The original railroad service along these tracks was the Brooklyn and Rockaway Beach Railroad, a steam railroad established in 1865. Originally a single track (until 1894), this railroad service moved passengers from East New York to Canarsie. In 1906 a new station replaced the original steam-line station at East 105th Street. The railroad had been acquired by the Brooklyn Rapid Transit Company. The BRT electrified the line north of New Lots Avenue via a third rail and the line south of New Lots Avenue was electrified with trolley wire (third rail electrification was added to stations south later). The section from East New York to New Lots was also elevated. The new station at 105th had a grade level crossing with gates controlled manually by a staff of towermen.

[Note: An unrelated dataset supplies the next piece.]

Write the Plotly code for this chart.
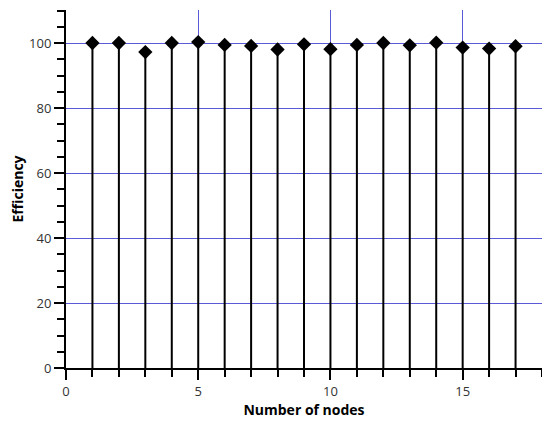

In 1906 the BRT line ran from Canarsie Landing to the foot Broadway Ferry at the foot of Broadway in Williamsburg (traveling over the Fulton & Broadway Elevated line west of Manhattan, now Broadway, Junction). Later it was extended to Chambers Street in Manhattan. In 1928 the original Canarsie line was connected to the 14th Street line and in 1931 it was extended to Eighth Avenue, creating the route of the current L train.

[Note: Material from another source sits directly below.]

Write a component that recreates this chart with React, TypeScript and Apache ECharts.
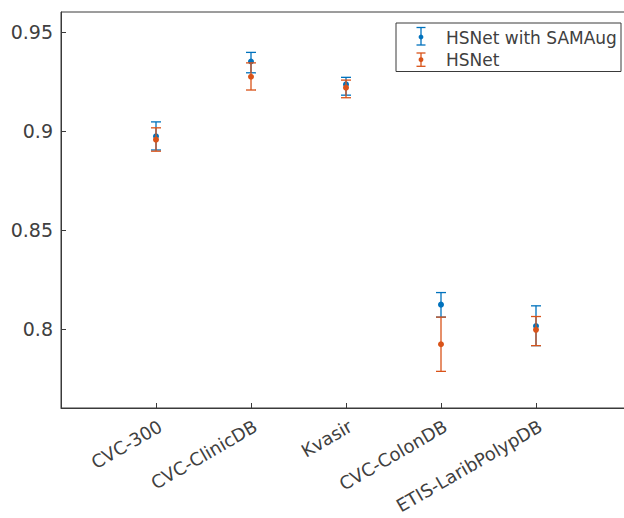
import React, { useEffect, useRef } from "react";
import * as echarts from "echarts";

const categories = ["CVC-300", "CVC-ClinicDB", "Kvasir", "CVC-ColonDB", "ETIS-LaribPolypDB"];
const samaugMean = [0.8972, 0.935, 0.9234, 0.8122, 0.8014];
const samaugLow = [0.8903, 0.9293, 0.918, 0.8059, 0.7915];
const samaugHigh = [0.9045, 0.9396, 0.927, 0.8183, 0.8116];
const hsnetMean = [0.8955, 0.9273, 0.9218, 0.7922, 0.7995];
const hsnetLow = [0.8897, 0.9206, 0.9167, 0.7785, 0.7915];
const hsnetHigh = [0.9015, 0.9343, 0.9256, 0.8059, 0.8062];
const yTicks = [0.8, 0.85, 0.9, 0.95];
const seriesNames = ["HSNet with SAMAug", "HSNet"];

const BLUE = "#0072BD";
const ORANGE = "#D95319";
const AXIS = "#3a3a3a";
const TEXT = "#404040";
const FONT = "DejaVu Sans";

function makeRender(color: string) {
  return (params: any, api: any) => {
    const x = api.value(0);
    const pm = api.coord([x, api.value(1)]);
    const pl = api.coord([x, api.value(2)]);
    const ph = api.coord([x, api.value(3)]);
    const w = 5;
    const ls = { stroke: color, lineWidth: 1.3 };
    return {
      type: "group",
      children: [
        { type: "line", shape: { x1: pm[0], y1: pl[1], x2: pm[0], y2: ph[1] }, style: ls },
        { type: "line", shape: { x1: pm[0] - w, y1: ph[1], x2: pm[0] + w, y2: ph[1] }, style: ls },
        { type: "line", shape: { x1: pm[0] - w, y1: pl[1], x2: pm[0] + w, y2: pl[1] }, style: ls },
        { type: "circle", shape: { cx: pm[0], cy: pm[1], r: 3 }, style: { fill: color } },
      ],
    };
  };
}

function legendIcon(color: string, cx: number, top: number, bottom: number, dot: number) {
  const ls = { stroke: color, lineWidth: 1.3 };
  const w = 4.5;
  return [
    { type: "line", shape: { x1: cx, y1: top, x2: cx, y2: bottom }, style: ls },
    { type: "line", shape: { x1: cx - w, y1: top, x2: cx + w, y2: top }, style: ls },
    { type: "line", shape: { x1: cx - w, y1: bottom, x2: cx + w, y2: bottom }, style: ls },
    { type: "circle", shape: { cx, cy: dot, r: 2.4 }, style: { fill: color } },
  ];
}

export default function App() {
  const ref = useRef<HTMLDivElement>(null);
  useEffect(() => {
    if (!ref.current) return;
    const chart = echarts.init(ref.current, null, { renderer: "svg" });
    const axisCats = ["", ...categories, ""];
    const mk = (mean: number[], lo: number[], hi: number[]) =>
      mean.map((m, i) => [i + 1, m, lo[i], hi[i]]);
    chart.setOption({
      animation: false,
      backgroundColor: "#ffffff",
      grid: {
        left: 61,
        top: 12,
        width: 570,
        height: 396,
        outerBoundsMode: "none",
        containLabel: false,
        show: true,
        borderColor: AXIS,
        borderWidth: 1,
        backgroundColor: "transparent",
      },
      graphic: [
        {
          type: "group",
          z: 100,
          children: [
            {
              type: "rect",
              shape: { x: 396, y: 23, width: 225, height: 48.5 },
              style: { fill: "#ffffff", stroke: AXIS, lineWidth: 1 },
            },
            ...legendIcon(BLUE, 421, 27.5, 45, 37),
            ...legendIcon(ORANGE, 421, 53, 66.3, 59.7),
            {
              type: "text",
              x: 446,
              y: 37.5,
              style: {
                text: seriesNames[0],
                fill: TEXT,
                font: `17px "${FONT}"`,
                verticalAlign: "middle",
                align: "left",
              },
            },
            {
              type: "text",
              x: 446,
              y: 59.5,
              style: {
                text: seriesNames[1],
                fill: TEXT,
                font: `17px "${FONT}"`,
                verticalAlign: "middle",
                align: "left",
              },
            },
          ],
        },
      ],
      xAxis: {
        type: "category",
        data: axisCats,
        boundaryGap: false,
        axisLine: { lineStyle: { color: AXIS, width: 1 } },
        axisTick: { inside: true, length: 5, interval: 0, lineStyle: { color: AXIS } },
        axisLabel: {
          interval: 0,
          rotate: 30,
          margin: 9,
          align: "right",
          verticalAlign: "top",
          fontFamily: FONT,
          fontSize: 18,
          color: TEXT,
        },
        splitLine: { show: false },
      },
      yAxis: {
        type: "value",
        min: 0.76,
        max: 0.96,
        axisLine: { show: true, lineStyle: { color: AXIS, width: 1 } },
        axisTick: {
          show: true,
          inside: true,
          length: 5,
          customValues: yTicks,
          lineStyle: { color: AXIS },
        },
        axisLabel: {
          customValues: yTicks,
          margin: 8,
          fontFamily: FONT,
          fontSize: 19,
          color: TEXT,
          formatter: (v: number) => String(Math.round(v * 100) / 100),
        },
        splitLine: { show: false },
      },
      series: [
        {
          name: seriesNames[0],
          type: "custom",
          itemStyle: { color: BLUE },
          renderItem: makeRender(BLUE),
          encode: { x: 0, y: 1 },
          data: mk(samaugMean, samaugLow, samaugHigh),
          z: 2,
        },
        {
          name: seriesNames[1],
          type: "custom",
          itemStyle: { color: ORANGE },
          renderItem: makeRender(ORANGE),
          encode: { x: 0, y: 1 },
          data: mk(hsnetMean, hsnetLow, hsnetHigh),
          z: 3,
        },
      ],
    });
    return () => chart.dispose();
  }, []);
  return (
    <div
      ref={ref}
      style={{ position: "absolute", left: 0, top: 0, width: 624, height: 518 }}
    />
  );
}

The grade level crossing at 105th Street, which was the final one in the system, closed on August 5, 1973 at 5AM when the last towerman went off duty. Once a quiet and sparsely populated area, by the late 1960s a boom in new housing developments and a planned industrial park prompted plans for a safer crossing. A new elevated station and pedestrian crossing were constructed in 1973 and renovated in 2005.